►
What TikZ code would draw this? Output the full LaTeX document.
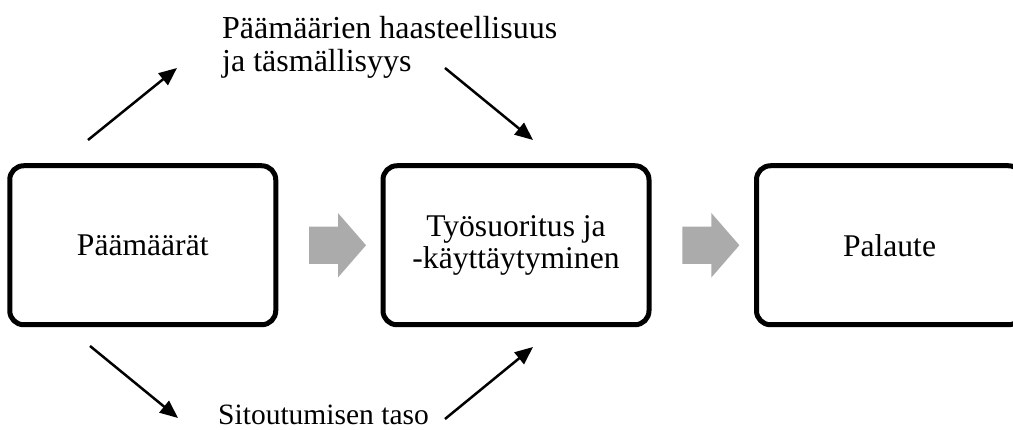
\documentclass[tikz,border=0pt]{standalone}
\usepackage{fontspec}
\setmainfont{Liberation Serif}
\usetikzlibrary{arrows.meta,shapes.arrows,calc}

\begin{document}
\begin{tikzpicture}[x=1pt,y=1pt,>={Triangle[length=18pt,width=15pt]},
  box/.style={draw,line width=5pt,rounded corners=14pt,minimum width=266pt,minimum height=159pt,align=center,font=\fontsize{31.6}{32}\selectfont},
  lbl/.style={align=left,inner sep=0pt,font=\fontsize{32}{33}\selectfont},
  grayarrow/.style={single arrow,fill=black!33,draw=none,minimum height=57pt,inner xsep=0pt,inner ysep=18.5pt,single arrow head extend=13.5pt,single arrow tip angle=98},
  link/.style={line width=2.5pt,->}]
 \useasboundingbox (0,0) rectangle (1013,430);
 \node[box] (goals) at (142.75,184.75) {Päämäärät};
 \node[box] (perf) at (516,184.75) {Työsuoritus ja\\-käyttäytyminen};
 \node[box] (fb) at (889.5,184.75) {Palaute};
 \node[grayarrow] (g1) at ($(goals.east)!.5!(perf.west)$) {};
 \node[grayarrow] (g2) at ($(perf.east)!.5!(fb.west)$) {};
 \node[lbl,anchor=base west] (aim) at (222,358) {Päämäärien haasteellisuus\\ja täsmällisyys};
 \node[lbl,anchor=base west,font=\fontsize{29.5}{33}\selectfont] (commit) at (218,5) {Sitoutumisen taso};
 \coordinate (a1) at (88,290);  \coordinate (b1) at (177,362);
 \coordinate (a2) at (445,362); \coordinate (b2) at (533,290);
 \coordinate (a3) at (90,84);   \coordinate (b3) at (178,12);
 \coordinate (a4) at (445,11);  \coordinate (b4) at (533,83);
 \draw[link] (a1)--(b1);
 \draw[link] (a2)--(b2);
 \draw[link] (a3)--(b3);
 \draw[link] (a4)--(b4);
\end{tikzpicture}
\end{document}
◄
Exclude the pictures, and transcribe all of the material exactly.

## COMPLETED EXERCISE
What TikZ code would draw this? Output the full LaTeX document.
\documentclass[tikz,border=0pt]{standalone}
\usepackage{fontspec}
\setmainfont{Liberation Serif}
\usetikzlibrary{arrows.meta,shapes.arrows,calc}

\begin{document}
\begin{tikzpicture}[x=1pt,y=1pt,>={Triangle[length=18pt,width=15pt]},
  box/.style={draw,line width=5pt,rounded corners=14pt,minimum width=266pt,minimum height=159pt,align=center,font=\fontsize{31.6}{32}\selectfont},
  lbl/.style={align=left,inner sep=0pt,font=\fontsize{32}{33}\selectfont},
  grayarrow/.style={single arrow,fill=black!33,draw=none,minimum height=57pt,inner xsep=0pt,inner ysep=18.5pt,single arrow head extend=13.5pt,single arrow tip angle=98},
  link/.style={line width=2.5pt,->}]
 \useasboundingbox (0,0) rectangle (1013,430);
 \node[box] (goals) at (142.75,184.75) {Päämäärät};
 \node[box] (perf) at (516,184.75) {Työsuoritus ja\\-käyttäytyminen};
 \node[box] (fb) at (889.5,184.75) {Palaute};
 \node[grayarrow] (g1) at ($(goals.east)!.5!(perf.west)$) {};
 \node[grayarrow] (g2) at ($(perf.east)!.5!(fb.west)$) {};
 \node[lbl,anchor=base west] (aim) at (222,358) {Päämäärien haasteellisuus\\ja täsmällisyys};
 \node[lbl,anchor=base west,font=\fontsize{29.5}{33}\selectfont] (commit) at (218,5) {Sitoutumisen taso};
 \coordinate (a1) at (88,290);  \coordinate (b1) at (177,362);
 \coordinate (a2) at (445,362); \coordinate (b2) at (533,290);
 \coordinate (a3) at (90,84);   \coordinate (b3) at (178,12);
 \coordinate (a4) at (445,11);  \coordinate (b4) at (533,83);
 \draw[link] (a1)--(b1);
 \draw[link] (a2)--(b2);
 \draw[link] (a3)--(b3);
 \draw[link] (a4)--(b4);
\end{tikzpicture}
\end{document}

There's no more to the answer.